■ **EXERCISE PROMPT**: Do not copy the pictures; transcribe all other material exactly.

■ **SUPPLIED INFORMATION**:
%%

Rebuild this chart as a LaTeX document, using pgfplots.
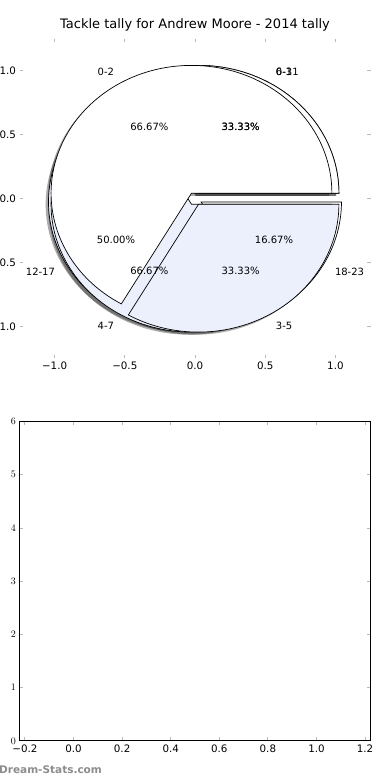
\documentclass[border=0pt]{standalone}
\usepackage{fontspec}
\setmainfont{DejaVu Sans}
\usepackage{pgfplots}
\pgfplotsset{compat=1.18}
\definecolor{pieblue}{RGB}{235,240,252}
\definecolor{tickgray}{RGB}{185,185,185}
\definecolor{wmgray}{RGB}{140,140,140}

\newcommand\rx{140.4bp}
\newcommand\ry{127.8bp}
% slices given by cumulative percentages (start, end)
\newcommand\shadowslice[2]{%
  \pgfmathsetmacro\aa{3.6*#1}\pgfmathsetmacro\bb{3.6*#2}%
  \pgfmathsetmacro\md{(\aa+\bb)/2}%
  \pgfmathsetmacro\ox{0.05*cos(\md)-0.02}%
  \pgfmathsetmacro\oy{0.05*sin(\md)-0.02}%
  \pgfmathsetmacro\sx{\ox+cos(\aa)}%
  \pgfmathsetmacro\sy{\oy+sin(\aa)}%
  \fill[black, opacity=0.33] (axis cs:\ox,\oy) -- (axis cs:\sx,\sy)
     arc[start angle=\aa, end angle=\bb, x radius=\rx, y radius=\ry] -- cycle;
}
\newcommand\wedgeslice[3]{%
  \pgfmathsetmacro\aa{3.6*#1}\pgfmathsetmacro\bb{3.6*#2}%
  \pgfmathsetmacro\md{(\aa+\bb)/2}%
  \pgfmathsetmacro\ox{0.05*cos(\md)}%
  \pgfmathsetmacro\oy{0.05*sin(\md)}%
  \pgfmathsetmacro\sx{\ox+cos(\aa)}%
  \pgfmathsetmacro\sy{\oy+sin(\aa)}%
  \filldraw[fill=#3, draw=black, line width=0.7bp] (axis cs:\ox,\oy) -- (axis cs:\sx,\sy)
     arc[start angle=\aa, end angle=\bb, x radius=\rx, y radius=\ry] -- cycle;
}
\newcommand\slicetext[4]{%
  \pgfmathsetmacro\md{3.6*(#1+#2)/2}%
  \pgfmathsetmacro\lx{1.15*cos(\md)}%
  \pgfmathsetmacro\ly{1.15*sin(\md)}%
  \pgfmathsetmacro\px{0.65*cos(\md)}%
  \pgfmathsetmacro\py{0.65*sin(\md)}%
  \ifdim\lx pt>0pt
    \node[anchor=west, inner sep=0pt, font=\fontsize{10bp}{12bp}\selectfont] at (axis cs:\lx,\ly) {#3};
  \else
    \node[anchor=east, inner sep=0pt, font=\fontsize{10bp}{12bp}\selectfont] at (axis cs:\lx,\ly) {#3};
  \fi
  \node[inner sep=0pt, font=\fontsize{10bp}{12bp}\selectfont] at (axis cs:\px,\py) {#4};
}

\begin{document}
\begin{tikzpicture}
\useasboundingbox (0,0) rectangle (390bp,780bp);
\begin{axis}[
  at={(19.5bp,421.5bp)}, anchor=south west,
  scale only axis, width=351bp, height=319.5bp,
  xmin=-1.25, xmax=1.25, ymin=-1.25, ymax=1.25,
  axis line style={draw=none},
  xtick={-1,-0.5,0,0.5,1}, xticklabels={−1.0,−0.5,0.0,0.5,1.0},
  ytick={-1,-0.5,0,0.5,1}, yticklabels={−1.0,−0.5,0.0,0.5,1.0},
  tick style={tickgray, line width=1bp}, major tick length=3.5bp, tick align=inside,
  ticklabel style={font=\fontsize{10.3bp}{12bp}\selectfont},
  title={Tackle tally for Andrew Moore - 2014 tally},
  title style={font=\fontsize{13bp}{15bp}\selectfont, yshift=-1.5bp},
  clip=false,
]
\pgfplotsextra{%
  % shadows of all wedges (below all wedges)
  \shadowslice{0}{33.33}\shadowslice{33.33}{83.33}\shadowslice{83.33}{100}%
  \shadowslice{0}{33.33}\shadowslice{33.33}{100}%
  \shadowslice{0}{66.67}\shadowslice{66.67}{100}%
  % pie: 6-11 / 12-17 / 18-23
  \wedgeslice{0}{33.33}{white}\wedgeslice{33.33}{83.33}{pieblue}\wedgeslice{83.33}{100}{white}%
  % pie: 0-3 / 4-7
  \wedgeslice{0}{33.33}{white}\wedgeslice{33.33}{100}{pieblue}%
  % pie: 0-2 / 3-5
  \wedgeslice{0}{66.67}{white}\wedgeslice{66.67}{100}{pieblue}%
  % texts
  \slicetext{0}{33.33}{6-11}{33.33\%}\slicetext{33.33}{83.33}{12-17}{50.00\%}\slicetext{83.33}{100}{18-23}{16.67\%}%
  \slicetext{0}{33.33}{0-3}{33.33\%}\slicetext{33.33}{100}{4-7}{66.67\%}%
  \slicetext{0}{66.67}{0-2}{66.67\%}\slicetext{66.67}{100}{3-5}{33.33\%}%
}
\end{axis}
\begin{axis}[
  at={(19.5bp,39bp)}, anchor=south west,
  scale only axis, width=351bp, height=319.5bp,
  xmin=-0.2226, xmax=1.2226, ymin=0, ymax=6,
  axis line style={black, line width=1bp},
  xtick={-0.2,0,0.2,0.4,0.6,0.8,1.0,1.2},
  xticklabels={−0.2,0.0,0.2,0.4,0.6,0.8,1.0,1.2},
  ytick={0,1,2,3,4,5,6},
  tick style={tickgray, line width=1bp}, major tick length=3.5bp, tick align=inside,
  ticklabel style={font=\fontsize{10.3bp}{12bp}\selectfont},
]
\end{axis}
\node[anchor=west, inner sep=0pt, text=wmgray, font=\bfseries\fontsize{10.5bp}{12bp}\selectfont] at (-1bp,10bp) {Dream-Stats.com};
\end{tikzpicture}
\end{document}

%%

■ **RESULT FOR THIS TASK**:
Rebuild this chart as a LaTeX document, using pgfplots.
\documentclass[border=0pt]{standalone}
\usepackage{fontspec}
\setmainfont{DejaVu Sans}
\usepackage{pgfplots}
\pgfplotsset{compat=1.18}
\definecolor{pieblue}{RGB}{235,240,252}
\definecolor{tickgray}{RGB}{185,185,185}
\definecolor{wmgray}{RGB}{140,140,140}

\newcommand\rx{140.4bp}
\newcommand\ry{127.8bp}
% slices given by cumulative percentages (start, end)
\newcommand\shadowslice[2]{%
  \pgfmathsetmacro\aa{3.6*#1}\pgfmathsetmacro\bb{3.6*#2}%
  \pgfmathsetmacro\md{(\aa+\bb)/2}%
  \pgfmathsetmacro\ox{0.05*cos(\md)-0.02}%
  \pgfmathsetmacro\oy{0.05*sin(\md)-0.02}%
  \pgfmathsetmacro\sx{\ox+cos(\aa)}%
  \pgfmathsetmacro\sy{\oy+sin(\aa)}%
  \fill[black, opacity=0.33] (axis cs:\ox,\oy) -- (axis cs:\sx,\sy)
     arc[start angle=\aa, end angle=\bb, x radius=\rx, y radius=\ry] -- cycle;
}
\newcommand\wedgeslice[3]{%
  \pgfmathsetmacro\aa{3.6*#1}\pgfmathsetmacro\bb{3.6*#2}%
  \pgfmathsetmacro\md{(\aa+\bb)/2}%
  \pgfmathsetmacro\ox{0.05*cos(\md)}%
  \pgfmathsetmacro\oy{0.05*sin(\md)}%
  \pgfmathsetmacro\sx{\ox+cos(\aa)}%
  \pgfmathsetmacro\sy{\oy+sin(\aa)}%
  \filldraw[fill=#3, draw=black, line width=0.7bp] (axis cs:\ox,\oy) -- (axis cs:\sx,\sy)
     arc[start angle=\aa, end angle=\bb, x radius=\rx, y radius=\ry] -- cycle;
}
\newcommand\slicetext[4]{%
  \pgfmathsetmacro\md{3.6*(#1+#2)/2}%
  \pgfmathsetmacro\lx{1.15*cos(\md)}%
  \pgfmathsetmacro\ly{1.15*sin(\md)}%
  \pgfmathsetmacro\px{0.65*cos(\md)}%
  \pgfmathsetmacro\py{0.65*sin(\md)}%
  \ifdim\lx pt>0pt
    \node[anchor=west, inner sep=0pt, font=\fontsize{10bp}{12bp}\selectfont] at (axis cs:\lx,\ly) {#3};
  \else
    \node[anchor=east, inner sep=0pt, font=\fontsize{10bp}{12bp}\selectfont] at (axis cs:\lx,\ly) {#3};
  \fi
  \node[inner sep=0pt, font=\fontsize{10bp}{12bp}\selectfont] at (axis cs:\px,\py) {#4};
}

\begin{document}
\begin{tikzpicture}
\useasboundingbox (0,0) rectangle (390bp,780bp);
\begin{axis}[
  at={(19.5bp,421.5bp)}, anchor=south west,
  scale only axis, width=351bp, height=319.5bp,
  xmin=-1.25, xmax=1.25, ymin=-1.25, ymax=1.25,
  axis line style={draw=none},
  xtick={-1,-0.5,0,0.5,1}, xticklabels={−1.0,−0.5,0.0,0.5,1.0},
  ytick={-1,-0.5,0,0.5,1}, yticklabels={−1.0,−0.5,0.0,0.5,1.0},
  tick style={tickgray, line width=1bp}, major tick length=3.5bp, tick align=inside,
  ticklabel style={font=\fontsize{10.3bp}{12bp}\selectfont},
  title={Tackle tally for Andrew Moore - 2014 tally},
  title style={font=\fontsize{13bp}{15bp}\selectfont, yshift=-1.5bp},
  clip=false,
]
\pgfplotsextra{%
  % shadows of all wedges (below all wedges)
  \shadowslice{0}{33.33}\shadowslice{33.33}{83.33}\shadowslice{83.33}{100}%
  \shadowslice{0}{33.33}\shadowslice{33.33}{100}%
  \shadowslice{0}{66.67}\shadowslice{66.67}{100}%
  % pie: 6-11 / 12-17 / 18-23
  \wedgeslice{0}{33.33}{white}\wedgeslice{33.33}{83.33}{pieblue}\wedgeslice{83.33}{100}{white}%
  % pie: 0-3 / 4-7
  \wedgeslice{0}{33.33}{white}\wedgeslice{33.33}{100}{pieblue}%
  % pie: 0-2 / 3-5
  \wedgeslice{0}{66.67}{white}\wedgeslice{66.67}{100}{pieblue}%
  % texts
  \slicetext{0}{33.33}{6-11}{33.33\%}\slicetext{33.33}{83.33}{12-17}{50.00\%}\slicetext{83.33}{100}{18-23}{16.67\%}%
  \slicetext{0}{33.33}{0-3}{33.33\%}\slicetext{33.33}{100}{4-7}{66.67\%}%
  \slicetext{0}{66.67}{0-2}{66.67\%}\slicetext{66.67}{100}{3-5}{33.33\%}%
}
\end{axis}
\begin{axis}[
  at={(19.5bp,39bp)}, anchor=south west,
  scale only axis, width=351bp, height=319.5bp,
  xmin=-0.2226, xmax=1.2226, ymin=0, ymax=6,
  axis line style={black, line width=1bp},
  xtick={-0.2,0,0.2,0.4,0.6,0.8,1.0,1.2},
  xticklabels={−0.2,0.0,0.2,0.4,0.6,0.8,1.0,1.2},
  ytick={0,1,2,3,4,5,6},
  tick style={tickgray, line width=1bp}, major tick length=3.5bp, tick align=inside,
  ticklabel style={font=\fontsize{10.3bp}{12bp}\selectfont},
]
\end{axis}
\node[anchor=west, inner sep=0pt, text=wmgray, font=\bfseries\fontsize{10.5bp}{12bp}\selectfont] at (-1bp,10bp) {Dream-Stats.com};
\end{tikzpicture}
\end{document}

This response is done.